> **TASK DETAILS**
Work through the data below line by line and say how many lines hold "drawn"; give only the number.

> **AVAILABLE DATA**
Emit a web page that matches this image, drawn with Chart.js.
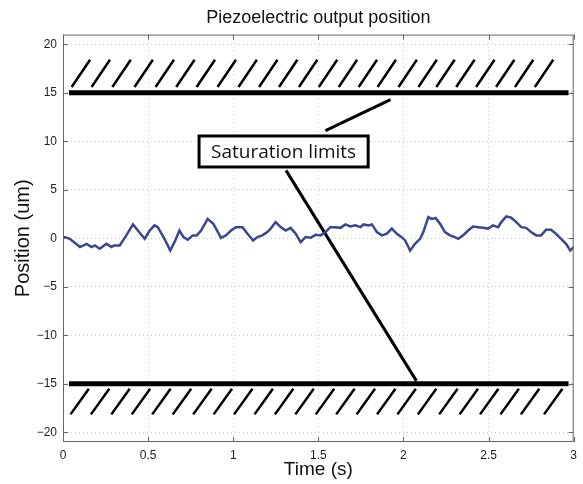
<!DOCTYPE html>
<html>
<head>
<meta charset="utf-8">
<script src="https://cdn.jsdelivr.net/npm/chart.js@4"></script>
<style>
  html, body { margin: 0; padding: 0; background: #fff; }
  #wrap { width: 583px; height: 484px; }
</style>
</head>
<body>
<div id="wrap"><canvas id="piezoChart" width="583" height="484"></canvas></div>
<script>
// measured piezo output (time in s, position in um)
const timeS = [0, 0.012, 0.04, 0.1, 0.139, 0.168, 0.187, 0.216, 0.255, 0.285, 0.30, 0.333, 0.372, 0.411, 0.44, 0.48,
    0.509, 0.538, 0.557, 0.596, 0.63, 0.655, 0.684, 0.708, 0.733, 0.762, 0.786, 0.811, 0.85, 0.883, 0.899, 0.928,
    0.957, 0.987, 1.016, 1.054, 1.084, 1.117, 1.142, 1.171, 1.2, 1.22, 1.249, 1.279, 1.308, 1.337, 1.367, 1.396,
    1.425, 1.454, 1.484, 1.513, 1.542, 1.571, 1.6, 1.63, 1.659, 1.688, 1.717, 1.747, 1.766, 1.795, 1.815, 1.844,
    1.873, 1.902, 1.932, 1.961, 1.99, 2.01, 2.029, 2.039, 2.068, 2.098, 2.117, 2.146, 2.166, 2.189, 2.215, 2.244,
    2.273, 2.302, 2.322, 2.351, 2.38, 2.409, 2.439, 2.468, 2.497, 2.526, 2.556, 2.575, 2.604, 2.633, 2.663, 2.692,
    2.721, 2.75, 2.78, 2.809, 2.838, 2.867, 2.896, 2.926, 2.955, 2.98, 3.0];
const positionUm = [0.1, 0.1, -0.05, -0.9, -0.57, -0.9, -0.74, -1.08, -0.57, -0.9, -0.74, -0.74, 0.3, 1.43, 0.8, -0.05,
    0.8, 1.33, 1.15, -0.05, -1.26, -0.4, 0.8, 0.12, -0.15, 0.3, 0.3, 0.8, 2.0, 1.5, 1.0, 0.05,
    0.3, 0.8, 1.15, 1.15, 0.47, -0.22, 0.12, 0.3, 0.64, 1.0, 1.67, 1.15, 0.8, 1.08, 0.47, -0.4,
    0.12, 0.05, 0.36, 0.3, 0.64, 1.15, 1.15, 1.08, 1.43, 1.22, 1.33, 1.15, 1.43, 1.33, 1.43, 0.64,
    0.3, 0.47, 1.0, 0.47, 0.12, -0.22, -0.9, -1.26, -0.57, -0.05, 0.64, 2.19, 2.0, 2.1, 1.5, 0.64,
    0.3, 0.12, -0.05, 0.3, 0.8, 1.22, 1.15, 1.08, 1.0, 1.33, 1.15, 1.67, 2.26, 2.12, 1.67, 1.15,
    1.08, 0.64, 0.3, 0.3, 0.88, 0.88, 0.47, -0.05, -0.57, -1.26, -0.9];

// saturation limits and the hatching drawn next to them
const limitValues = [15, -15];
const limitSpan = [0.035, 2.97];
const hatchUpperStarts = [0.051, 0.168, 0.29, 0.42, 0.544, 0.665, 0.785, 0.908, 1.031, 1.152, 1.269, 1.386,
    1.503, 1.62, 1.737, 1.848, 1.971, 2.088, 2.193, 2.31, 2.427, 2.544, 2.655, 2.772];
const hatchLowerStarts = [0.044, 0.164, 0.284, 0.404, 0.524, 0.645, 0.765, 0.885, 1.005, 1.125, 1.245, 1.365,
    1.485, 1.605, 1.725, 1.845, 1.965, 2.085, 2.21, 2.33, 2.45, 2.57, 2.69, 2.826];
const hatchUpperY = [15.6, 18.4];
const hatchLowerY = [-18.15, -15.5];
const hatchDx = 0.108;

// annotation: label and its two pointer lines
const noteText = 'Saturation limits';
const noteCenter = { x: 1.296, y: 8.95 };
const pointerUpper = [{ x: 1.542, y: 11.1 }, { x: 1.924, y: 14.3 }];
const pointerLower = [{ x: 1.31, y: 7.0 }, { x: 2.076, y: -14.7 }];

const xTicks = [0, 0.5, 1, 1.5, 2, 2.5, 3];
const yTicks = [-20, -15, -10, -5, 0, 5, 10, 15, 20];

const fontFamily = '"Liberation Sans", Arial, Helvetica, sans-serif';

function hatchPoints(starts, ys) {
    let pts = [];
    starts.forEach(t => {
        pts.push({ x: t, y: ys[0] });
        pts.push({ x: t + hatchDx, y: ys[1] });
        pts.push({ x: t + hatchDx, y: null });
    });
    return pts;
}

const blackLine = (data, width) => ({
    data: data,
    borderColor: '#000',
    borderWidth: width,
    pointRadius: 0,
    showLine: true,
    spanGaps: false,
    borderCapStyle: 'butt',
});

// frame box, inward ticks and the text box
const framePlugin = {
    id: 'frame',
    afterDatasetsDraw(chart) {
        const { ctx, chartArea: a, scales } = chart;
        ctx.save();
        ctx.strokeStyle = '#666';
        ctx.lineWidth = 1;
        ctx.strokeRect(a.left + 0.5, a.top + 0.5, a.right - a.left - 1, a.bottom - a.top - 1);
        ctx.beginPath();
        xTicks.forEach(v => {
            const px = Math.round(scales.x.getPixelForValue(v)) + 0.5;
            ctx.moveTo(px, a.bottom); ctx.lineTo(px, a.bottom - 5);
            ctx.moveTo(px, a.top); ctx.lineTo(px, a.top + 5);
        });
        yTicks.forEach(v => {
            const py = Math.round(scales.y.getPixelForValue(v)) + 0.5;
            ctx.moveTo(a.left, py); ctx.lineTo(a.left + 5, py);
            ctx.moveTo(a.right, py); ctx.lineTo(a.right - 5, py);
        });
        ctx.stroke();

        // text box
        const cx = scales.x.getPixelForValue(noteCenter.x);
        const cy = scales.y.getPixelForValue(noteCenter.y);
        ctx.font = '19px "Open Sans", "Noto Sans", sans-serif';
        const w = ctx.measureText(noteText).width + 24;
        const h = 31;
        ctx.fillStyle = '#fff';
        ctx.fillRect(cx - w / 2, cy - h / 2, w, h);
        ctx.lineWidth = 3;
        ctx.strokeStyle = '#000';
        ctx.strokeRect(cx - w / 2, cy - h / 2, w, h);
        ctx.fillStyle = '#111';
        ctx.textAlign = 'center';
        ctx.textBaseline = 'middle';
        ctx.fillText(noteText, cx, cy + 1);
        ctx.restore();
    }
};

const ctx = document.getElementById('piezoChart').getContext('2d');
const piezoChart = new Chart(ctx, {
    type: 'scatter',
    data: {
        datasets: [
            {
                data: timeS.map((t, i) => ({ x: t, y: positionUm[i] })),
                borderColor: '#38478f',
                borderWidth: 2.5,
                pointRadius: 0,
                showLine: true,
                tension: 0,
            },
            blackLine(limitSpan.map(t => ({ x: t, y: limitValues[0] })), 5),
            blackLine(limitSpan.map(t => ({ x: t, y: limitValues[1] })), 5),
            blackLine(hatchPoints(hatchUpperStarts, hatchUpperY), 2.5),
            blackLine(hatchPoints(hatchLowerStarts, hatchLowerY), 2.5),
            blackLine(pointerUpper, 3),
            blackLine(pointerLower, 3),
        ]
    },
    options: {
        responsive: false,
        animation: false,
        layout: { padding: { left: 0, right: 5, top: 0, bottom: 0 } },
        plugins: {
            legend: { display: false },
            tooltip: { enabled: false },
            title: {
                display: true,
                fullSize: false,
                text: 'Piezoelectric output position',
                color: '#111',
                font: { family: fontFamily, size: 18, weight: 'normal' },
                padding: { top: 7, bottom: 6 }
            }
        },
        scales: {
            x: {
                type: 'linear',
                min: 0,
                max: 3,
                afterBuildTicks: scale => { scale.ticks = xTicks.map(v => ({ value: v })); },
                afterFit: scale => { scale.height = 42; },
                grid: { color: '#c8c8c8', drawTicks: false },
                border: { display: false, dash: [1, 3] },
                ticks: {
                    padding: 6,
                    color: '#222',
                    maxRotation: 0,
                    font: { family: fontFamily, size: 12 },
                    callback: v => String(v)
                },
                title: {
                    display: true,
                    text: 'Time (s)',
                    color: '#111',
                    font: { family: fontFamily, size: 19 },
                    padding: { top: 0, bottom: 3 }
                }
            },
            y: {
                type: 'linear',
                min: -21,
                max: 21,
                afterBuildTicks: scale => { scale.ticks = yTicks.map(v => ({ value: v })); },
                afterFit: scale => { scale.width = 63; },
                grid: { color: '#c8c8c8', drawTicks: false },
                border: { display: false, dash: [1, 3] },
                ticks: {
                    padding: 6,
                    color: '#222',
                    font: { family: fontFamily, size: 12 },
                    callback: v => String(v).replace('-', '\u2212')
                },
                title: {
                    display: true,
                    text: 'Position (um)',
                    color: '#111',
                    font: { family: fontFamily, size: 20 },
                    padding: { top: 11, bottom: 0 }
                }
            }
        }
    },
    plugins: [framePlugin]
});
</script>
</body>
</html>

> **EXERCISE SOLUTION**
2